Dhruv Batra is an Associate Professor in the School of Interactive Computing at Georgia Tech and a Research Scientist at Facebook AI Research (FAIR). His research interests lie at the intersection of machine learning, computer vision, natural language processing, and AI. The long-term goal of his research is to develop agents that 'see' (or more generally perceive their environment through vision, audition, or other senses), 'talk' (i.e. hold a natural language dialog grounded in their environment), 'act' (e.g. navigate their environment and interact with it to accomplish goals), and 'reason' (i.e., consider the long-term consequences of their actions).

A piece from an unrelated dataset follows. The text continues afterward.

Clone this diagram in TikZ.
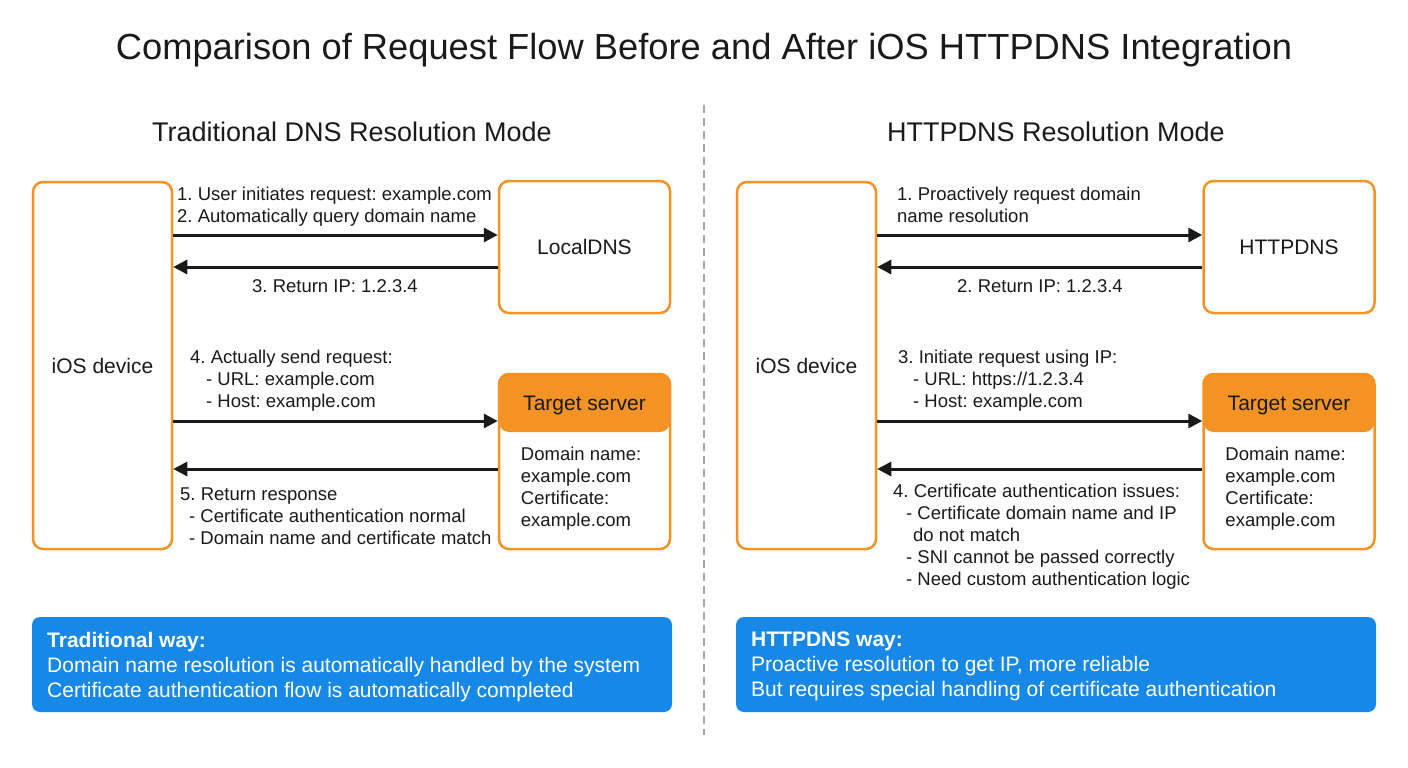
\documentclass[tikz,border=0pt]{standalone}
\usepackage{fontspec}
\setmainfont{Liberation Sans}
\frenchspacing
\usetikzlibrary{arrows.meta,positioning,calc}
\definecolor{boxorange}{HTML}{F39325}
\definecolor{wayblue}{HTML}{1888E6}
\definecolor{inkgray}{HTML}{1A1A1A}
\tikzset{
  devbox/.style={rectangle, rounded corners=10pt, draw=boxorange, line width=2.5pt,
                 fill=white, minimum width=139pt, minimum height=367pt,
                 font=\fontsize{21}{24}\selectfont, text=inkgray},
  dnsbox/.style={devbox, minimum width=171pt, minimum height=132pt},
  srvbox/.style={devbox, minimum width=171pt, minimum height=175pt,
                 path picture={\fill[boxorange] (path picture bounding box.north west)
                   rectangle ([yshift=-58pt]path picture bounding box.north east);}},
  lbl/.style={anchor=north west, inner sep=0pt, align=left, text=inkgray,
              font=\fontsize{18.5}{22}\selectfont},
  waybox/.style={rectangle, rounded corners=8pt, fill=wayblue, minimum width=640pt,
                 minimum height=95pt},
  waytext/.style={anchor=north west, inner sep=0pt, align=left, text=white,
                  font=\fontsize{21}{25}\selectfont},
  flowarr/.style={-{Triangle[length=14pt,width=14pt]}, line width=3pt, draw=inkgray},
}
\begin{document}
\begin{tikzpicture}[x=1pt,y=-1pt]
  \useasboundingbox (0,0) rectangle (1408,768);
  \node[font=\fontsize{36.3}{40}\selectfont, text=inkgray] (title) at (704,50)
    {Comparison of Request Flow Before and After iOS HTTPDNS Integration};
  \node[font=\fontsize{27}{30}\selectfont, text=inkgray] (headL) at (352,132)
    {Traditional DNS Resolution Mode};
  \node[font=\fontsize{27}{30}\selectfont, text=inkgray] (headR) at (1056,132)
    {HTTPDNS Resolution Mode};
  \draw[gray!70, line width=1.3pt, dash pattern=on 8pt off 5pt] (704,105) -- (704,735);

  % traditional side
  \node[devbox] (devL) at (102.5,365.5) {iOS device};
  \node[dnsbox] (dnsL) at (584.5,247) {LocalDNS};
  \node[srvbox] (srvL) at (584.5,461.5) {};
  \node[font=\fontsize{21}{24}\selectfont, text=inkgray] (srvLhead)
    at ([yshift=-33pt]srvL.north) {Target server};
  \node[lbl] (srvLinfo) at ([xshift=23pt,yshift=-74pt]srvL.north west)
    {Domain name:\\example.com\\Certificate:\\example.com};
  \coordinate (yA) at (0,235);
  \coordinate (yB) at (0,267);
  \coordinate (yC) at (0,421);
  \coordinate (yD) at (0,469);
  \draw[flowarr] (devL.east |- yA) -- (dnsL.west |- yA);
  \draw[flowarr] (dnsL.west |- yB) -- (devL.east |- yB);
  \draw[flowarr] (devL.east |- yC) -- (srvL.west |- yC);
  \draw[flowarr] (srvL.west |- yD) -- (devL.east |- yD);
  \node[lbl] (l1) at (177,187)
    {1. User initiates request: example.com\\2. Automatically query domain name};
  \node[lbl] (l3) at (252,279) {3. Return IP: 1.2.3.4};
  \node[lbl] (l4) at (190,350)
    {4. Actually send request:\\\hspace*{16pt}- URL: example.com\\\hspace*{16pt}- Host: example.com};
  \node[lbl] (l5) at (180,488)
    {5. Return response\\\hspace*{9pt}- Certificate authentication normal\\\hspace*{9pt}- Domain name and certificate match};
  \node[waybox] (wayL) at (352,664.5) {};
  \node[waytext] (wayLtxt) at (47,632)
    {\textbf{Traditional way:}\\Domain name resolution is automatically handled by the system\\Certificate authentication flow is automatically completed};

  % httpdns side
  \node[devbox] (devR) at (806.5,365.5) {iOS device};
  \node[dnsbox] (dnsR) at (1289,247) {HTTPDNS};
  \node[srvbox] (srvR) at (1289,461.5) {};
  \node[font=\fontsize{21}{24}\selectfont, text=inkgray] (srvRhead)
    at ([yshift=-33pt]srvR.north) {Target server};
  \node[lbl] (srvRinfo) at ([xshift=23pt,yshift=-74pt]srvR.north west)
    {Domain name:\\example.com\\Certificate:\\example.com};
  \draw[flowarr] (devR.east |- yA) -- (dnsR.west |- yA);
  \draw[flowarr] (dnsR.west |- yB) -- (devR.east |- yB);
  \draw[flowarr] (devR.east |- yC) -- (srvR.west |- yC);
  \draw[flowarr] (srvR.west |- yD) -- (devR.east |- yD);
  \node[lbl] (r1) at (897,187)
    {1. Proactively request domain\\name resolution};
  \node[lbl] (r2) at (957,279) {2. Return IP: 1.2.3.4};
  \node[lbl] (r3) at (898,350)
    {3. Initiate request using IP:\\\hspace*{15pt}- URL: https://1.2.3.4\\\hspace*{15pt}- Host: example.com};
  \node[lbl] (r4) at (893,484)
    {4. Certificate authentication issues:\\\hspace*{13pt}- Certificate domain name and IP\\\hspace*{20pt}do not match\\\hspace*{13pt}- SNI cannot be passed correctly\\\hspace*{13pt}- Need custom authentication logic};
  \node[waybox] (wayR) at (1056,664.5) {};
  \node[waytext] (wayRtxt) at (751,632)
    {\textbf{HTTPDNS way:}\\Proactive resolution to get IP, more reliable\\But requires special handling of certificate authentication};
\end{tikzpicture}
\end{document}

Andrew Fitzgibbon leads the “All Data AI” (ADA) research group at Microsoft in Cambridge, UK. He is best known for his work on 3D vision, having been a core contributor to the Emmy-award-winning 3D camera tracker “boujou“, to body tracking for Kinect for Xbox 360, and for the articulated hand-tracking interface to Microsoft’s HoloLens. His research interests are broad, spanning computer vision, machine learning, programming languages, computer graphics and occasionally a little neuroscience. He is a fellow of the Royal Academy of Engineering, the British Computer Society, and the International Association for Pattern Recognition, and is a Distinguished Fellow of the British Machine Vision Association. Before joining Microsoft in 2005, he was a Royal Society University Research Fellow at Oxford University, having previously studied at Edinburgh University, Heriot-Watt University, and University College, Cork.

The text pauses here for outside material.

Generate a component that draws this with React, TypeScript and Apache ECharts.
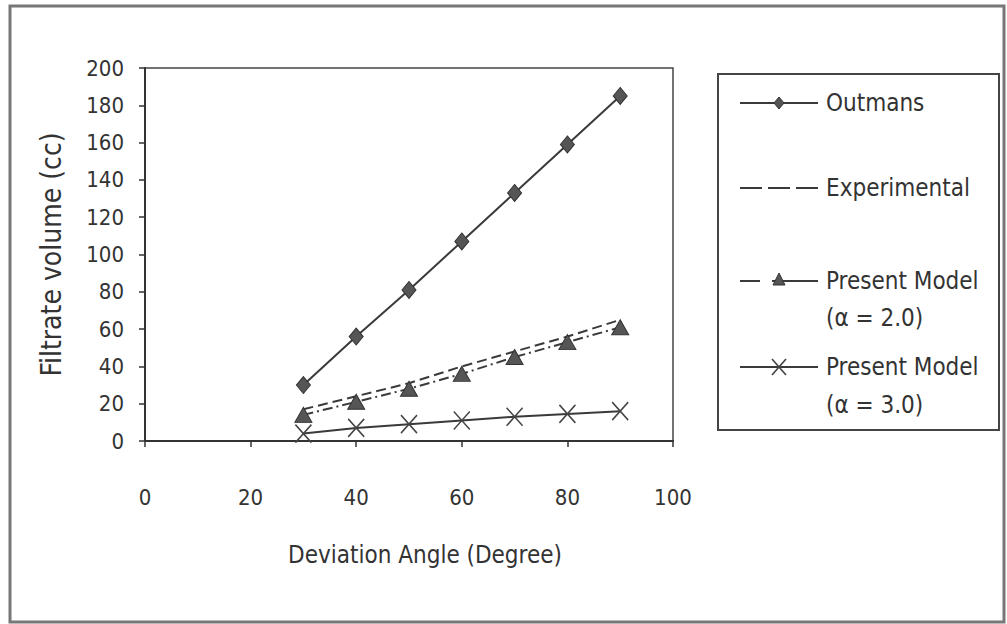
import React, { useEffect, useRef } from "react";
import * as echarts from "echarts";

const angles = [30, 40, 50, 60, 70, 80, 90];
const outmans = [30, 56, 81, 107, 133, 159, 185];
const experimental = [17, 24, 31, 40, 48, 56, 65];
const model2 = [14, 21, 28, 36, 45, 53, 61];
const model3 = [4, 7, 9, 11, 13, 14.5, 16];
const seriesNames = ["Outmans", "Experimental", "Present Model (α = 2.0)", "Present Model (α = 3.0)"];

const FONT = "'Liberation Sans Narrow', 'DejaVu Sans Condensed', 'Arial Narrow', sans-serif";
const INK = "#333";
const LINE = "#3a3a3a";

const pairs = (ys: number[]) => angles.map((a, i) => [a, ys[i]]);

export default function App() {
  const ref = useRef<HTMLDivElement>(null);
  useEffect(() => {
    if (!ref.current) return;
    const chart = echarts.init(ref.current, undefined, { renderer: "svg" });
    const lx0 = 740, lx1 = 818, lmid = 779, tx = 826;
    const txt = (t: string, y: number) => ({
      type: "text",
      x: tx,
      y,
      style: {
        text: t,
        fill: INK,
        font: `24px ${FONT}`,
        textAlign: "left",
        textVerticalAlign: "middle",
        align: "left",
        verticalAlign: "middle",
      },
    });
    chart.setOption({
      animation: false,
      backgroundColor: "#fff",
      grid: {
        left: 145,
        right: 334,
        top: 68,
        bottom: 183,
        show: true,
        borderColor: "#444",
        borderWidth: 1.5,
        backgroundColor: "transparent",
      },
      xAxis: {
        type: "value",
        min: 0,
        max: 100,
        interval: 20,
        name: "Deviation Angle (Degree)",
        nameLocation: "middle",
        nameGap: 102,
        nameTextStyle: { fontFamily: FONT, fontSize: 24, color: INK, padding: [0, 0, 0, 32] },
        axisLine: { show: true, onZero: false, lineStyle: { color: "#333", width: 2 } },
        axisTick: { show: true, length: 6, lineStyle: { color: "#333", width: 1.5 } },
        axisLabel: { margin: 45, fontFamily: FONT, fontSize: 22, color: INK },
        splitLine: { show: false },
      },
      yAxis: {
        type: "value",
        min: 0,
        max: 200,
        interval: 20,
        name: "Filtrate volume (cc)",
        nameLocation: "middle",
        nameGap: 80,
        nameTextStyle: { fontFamily: FONT, fontSize: 28, color: INK },
        axisLine: { show: true, lineStyle: { color: "#333", width: 2 } },
        axisTick: { show: true, length: 6, lineStyle: { color: "#333", width: 1.5 } },
        axisLabel: { margin: 21, fontFamily: FONT, fontSize: 22, color: INK },
        splitLine: { show: false },
      },
      series: [
        {
          name: seriesNames[0],
          type: "line",
          data: pairs(outmans),
          symbol: "diamond",
          symbolSize: [14, 17],
          itemStyle: { color: "#555", borderColor: "#333", borderWidth: 1 },
          lineStyle: { color: LINE, width: 2 },
        },
        {
          name: seriesNames[1],
          type: "line",
          data: pairs(experimental),
          symbol: "none",
          lineStyle: { color: LINE, width: 2, type: [10, 5] },
        },
        {
          name: seriesNames[2],
          type: "line",
          data: pairs(model2),
          symbol: "triangle",
          symbolSize: [17, 15],
          itemStyle: { color: "#555", borderColor: "#333", borderWidth: 1 },
          lineStyle: { color: LINE, width: 2, type: [10, 4, 2, 4] },
        },
        {
          name: seriesNames[3],
          type: "line",
          data: pairs(model3),
          symbol: "path://M0,0L16,18M16,0L0,18",
          symbolSize: [16, 18],
          itemStyle: { color: "none", borderColor: "#444", borderWidth: 1.6 },
          lineStyle: { color: LINE, width: 2 },
        },
      ],
      graphic: [
        {
          type: "rect",
          shape: { x: 10, y: 6, width: 994, height: 616 },
          style: { fill: "none", stroke: "#777", lineWidth: 3 },
          silent: true,
        },
        {
          type: "rect",
          shape: { x: 718, y: 74, width: 281, height: 356 },
          style: { fill: "#fff", stroke: "#444", lineWidth: 2 },
        },
        // Outmans
        { type: "line", shape: { x1: lx0, y1: 103, x2: lx1, y2: 103 }, style: { stroke: LINE, lineWidth: 2 } },
        {
          type: "polygon",
          shape: { points: [[lmid, 97], [lmid + 5, 103], [lmid, 109], [lmid - 5, 103]] },
          style: { fill: "#555", stroke: "#333", lineWidth: 1 },
        },
        txt(seriesNames[0], 103),
        // Experimental
        {
          type: "line",
          shape: { x1: lx0, y1: 188, x2: lx1, y2: 188 },
          style: { stroke: LINE, lineWidth: 2, lineDash: [22, 6] },
        },
        txt(seriesNames[1], 188),
        // Model 2.0
        { type: "line", shape: { x1: lx0, y1: 281, x2: 760, y2: 281 }, style: { stroke: LINE, lineWidth: 2 } },
        { type: "line", shape: { x1: 772, y1: 281, x2: lx1, y2: 281 }, style: { stroke: LINE, lineWidth: 2 } },
        {
          type: "polygon",
          shape: { points: [[lmid, 273], [lmid + 6, 285], [lmid - 6, 285]] },
          style: { fill: "#555", stroke: "#333", lineWidth: 1 },
        },
        txt("Present Model", 281),
        txt("(α = 2.0)", 318),
        // Model 3.0
        { type: "line", shape: { x1: lx0, y1: 367, x2: lx1, y2: 367 }, style: { stroke: LINE, lineWidth: 2 } },
        { type: "line", shape: { x1: lmid - 7, y1: 359, x2: lmid + 7, y2: 375 }, style: { stroke: "#444", lineWidth: 1.6 } },
        { type: "line", shape: { x1: lmid + 7, y1: 359, x2: lmid - 7, y2: 375 }, style: { stroke: "#444", lineWidth: 1.6 } },
        txt("Present Model", 367),
        txt("(α = 3.0)", 405),
      ],
    });
    return () => chart.dispose();
  }, []);
  return (
    <div
      ref={ref}
      style={{ position: "absolute", left: 0, top: 0, width: 1007, height: 624 }}
    />
  );
}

Andreas Geiger is Full Professor at the University of Tübingen and a Group Leader at MPI-IS Tübingen. His research focuses on computer vision and machine learning with a focus on 3D scene understanding, parsing, reconstruction, material and motion estimation for autonomous intelligent systems such as self-driving cars or household robots. In particular, me and my group investigate how complex prior knowledge can be incorporated into computer vision algorithms for making them robust to variations in our complex 3D world.